(Data records)

——————————

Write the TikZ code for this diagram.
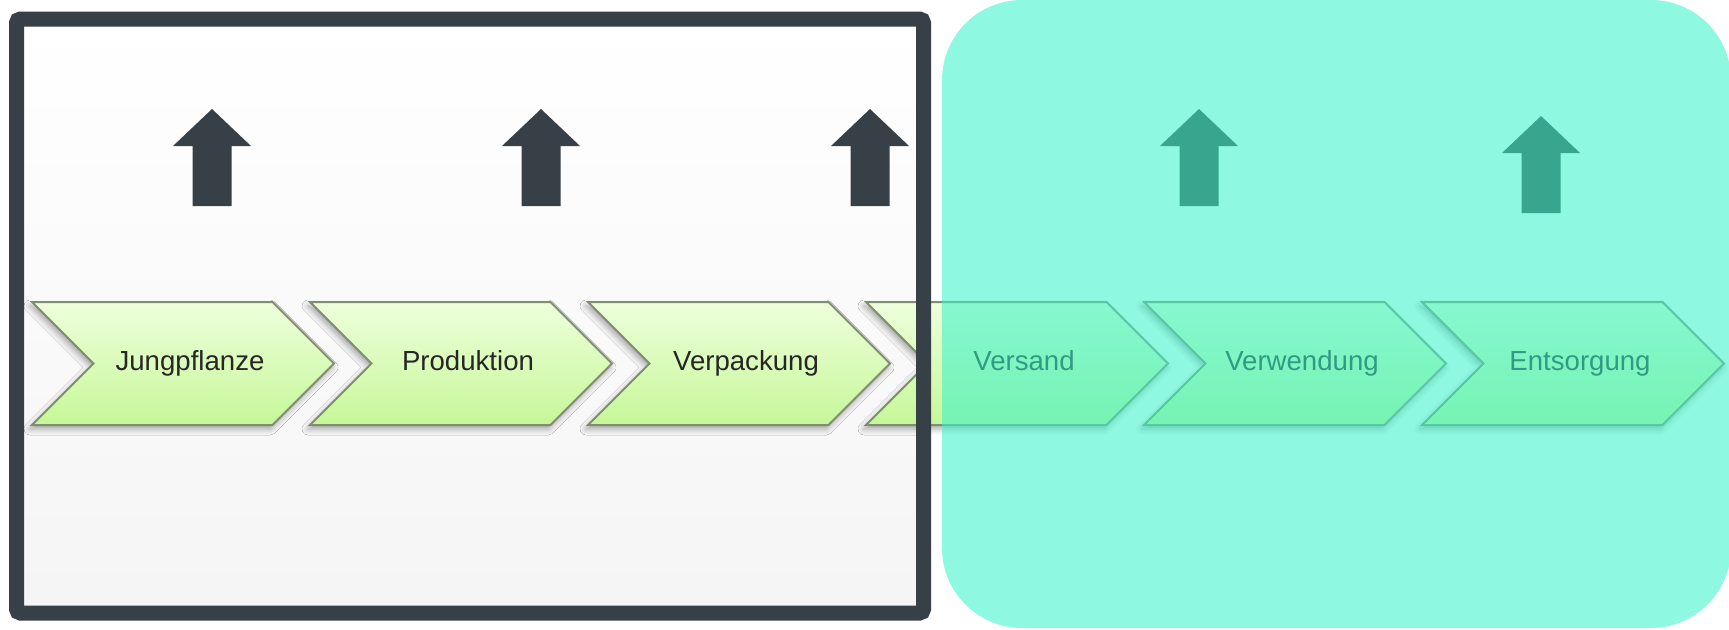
\documentclass[tikz,border=0pt]{standalone}
\usepackage{fontspec}
\setmainfont{Liberation Sans}
\usetikzlibrary{shapes.symbols,shadows.blur}
\definecolor{slate}{RGB}{54,64,70}
\definecolor{chevtop}{RGB}{238,255,220}
\definecolor{chevbot}{RGB}{198,247,152}
\definecolor{chevline}{RGB}{128,142,112}
\definecolor{aqua}{RGB}{58,242,200}

\begin{document}
\begin{tikzpicture}[x=0.5pt,y=0.5pt,chev/.style={shape=signal,signal to=east,signal from=west,signal pointer angle=90,minimum width=151pt,minimum height=61.5pt,inner sep=0pt,text height=10pt,text depth=3pt,draw=chevline,line width=1pt,top color=chevtop,bottom color=chevbot,blur shadow={shadow xshift=-1pt,shadow yshift=-2pt,shadow blur radius=3pt,shadow opacity=35},font=\fontsize{13.8}{16}\selectfont,text=black!85},uparr/.style={fill=slate},sysframe/.style={draw=slate,line width=7.5pt,rounded corners=2pt},tealpane/.style={fill=aqua,fill opacity=.57,rounded corners=40pt}]
\useasboundingbox (0,0) rectangle (1729,629);
% backdrop inside the frame
\fill[top color=white,middle color=white,bottom color=black!4] (16.5,16) rectangle (923.5,610);
% value chain
\foreach \i/\t in {1/Jungpflanze,2/Produktion,3/Verpackung,4/Versand,5/Verwendung,6/Entsorgung}
  \node[chev] (c\i) at ({183+278*(\i-1)},265.5) {\hspace*{7pt}\t};
% block arrows above the chain
\foreach \x/\y in {212/520,541/520,870/520,1199/520,1541/513}
  \fill[uparr] (\x,\y) -- ++(39,-37) -- ++(-19.5,0) -- ++(0,-60) -- ++(-39,0) -- ++(0,60) -- ++(-19.5,0) -- cycle;
\draw[sysframe] (16.5,16) rectangle (923.5,610);
\fill[tealpane] (942,1) rectangle (1731,629);
\end{tikzpicture}
\end{document}
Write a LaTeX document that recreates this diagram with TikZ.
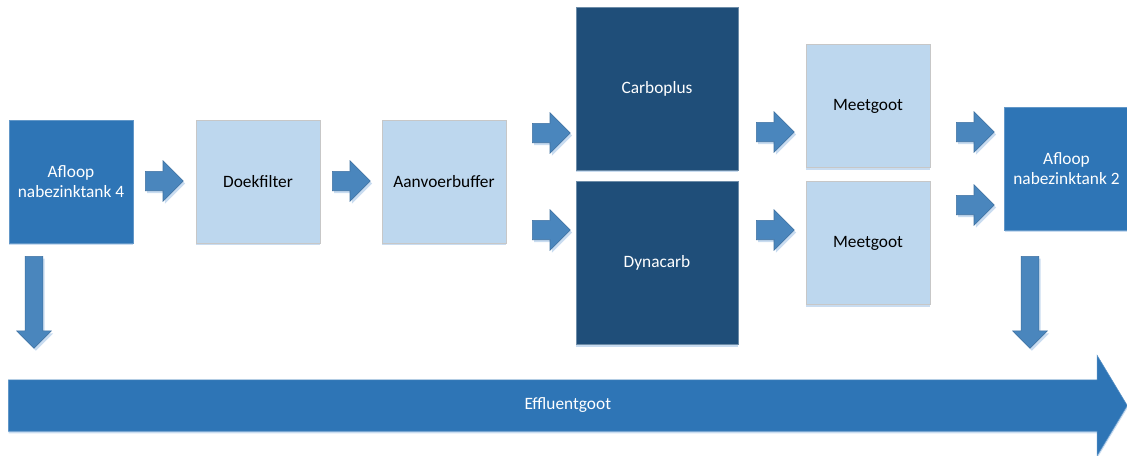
\documentclass[tikz,border=0pt]{standalone}
\usepackage{fontspec}
\setmainfont{Carlito}
\usetikzlibrary{positioning,calc,shapes.arrows,shadows}

\definecolor{midblue}{HTML}{2E75B6}
\definecolor{lightblue}{HTML}{BDD7EE}
\definecolor{darkblue}{HTML}{1F4E79}
\definecolor{arrowblue}{HTML}{4A86BD}
\definecolor{arrowline}{HTML}{3E70A0}
\definecolor{shadowblue}{HTML}{C9DCF0}

\begin{document}
\begin{tikzpicture}[x=0.75pt,y=-0.75pt,
    box/.style={rectangle, inner sep=0pt, align=center, minimum width=93pt, minimum height=92.25pt,
      font=\fontsize{13}{15.5}\selectfont, line width=0.4pt,
      drop shadow={shadow xshift=0.3pt, shadow yshift=-1.6pt, fill=shadowblue, opacity=1}},
    midbox/.style={box, fill=midblue, draw=midblue!75!white, text=white},
    lightbox/.style={box, fill=lightblue, draw=black!22, text=black},
    darkbox/.style={box, fill=darkblue, draw=darkblue!65!white, text=white,
      minimum width=121.5pt, minimum height=122.25pt},
    flow/.style={single arrow, anchor=tail, inner sep=7.1pt, single arrow head extend=7.9pt, minimum height=28.5pt,
      fill=arrowblue, draw=arrowline, line width=0.4pt,
      drop shadow={shadow xshift=1.4pt, shadow yshift=-1.8pt, fill=shadowblue, opacity=1}},
    flowdown/.style={flow, shape border rotate=270, inner sep=6.4pt, single arrow head extend=6.4pt,
      minimum height=69pt},
    bigflow/.style={single arrow, anchor=tail, inner sep=19.1pt, single arrow head extend=18.4pt, single arrow tip angle=118,
      minimum height=839.25pt, fill=midblue, draw=midblue!80!white, line width=0.4pt,
      drop shadow={shadow xshift=0.3pt, shadow yshift=-1.6pt, fill=shadowblue, opacity=1}}]
  \useasboundingbox (0,0) rectangle (1127,455);

  % Effluent gutter
  \node[bigflow] (effl) at (8,405.5) {};
  \node[font=\fontsize{13}{15.5}\selectfont, text=white] (efflt) at ($(effl.tail)!0.5!(effl.tip)$) {Effluentgoot};

  % Boxes
  \node[midbox] (afl4) at (71,181.5) {Afloop\\nabezinktank 4};
  \node[lightbox] (doek) at (258,181.5) {Doekfilter};
  \node[lightbox] (buffer) at (444,181.5) {Aanvoerbuffer};
  \node[darkbox] (carbo) at (657,88.5) {Carboplus};
  \node[darkbox] (dyna) at (657,263) {Dynacarb};
  \node[lightbox] (meet1) at (868,106) {Meetgoot};
  \node[lightbox] (meet2) at (868,243) {Meetgoot};
  \node[midbox] (afl2) at (1066.5,168.5) {Afloop\\nabezinktank 2};

  % Flow arrows (tail positions)
  \foreach \x/\y/\name in {145/181/a1, 332/181/a2, 532/133/a3, 532/230/a4,
                           756/132/a5, 756/230/a6, 956/132/a7, 956/205/a8} {
    \node[flow] (\name) at (\x,\y) {};
  }
  \node[flowdown] (d1) at (34,256) {};   % to effluent
  \node[flowdown] (d2) at (1030,256) {}; % to effluent
\end{tikzpicture}
\end{document}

——————————

> _EXERCISE REQUIREMENTS_: Determine how many lines of the data contain "Write" and give nothing but that number.

> _THE REPLY_: 2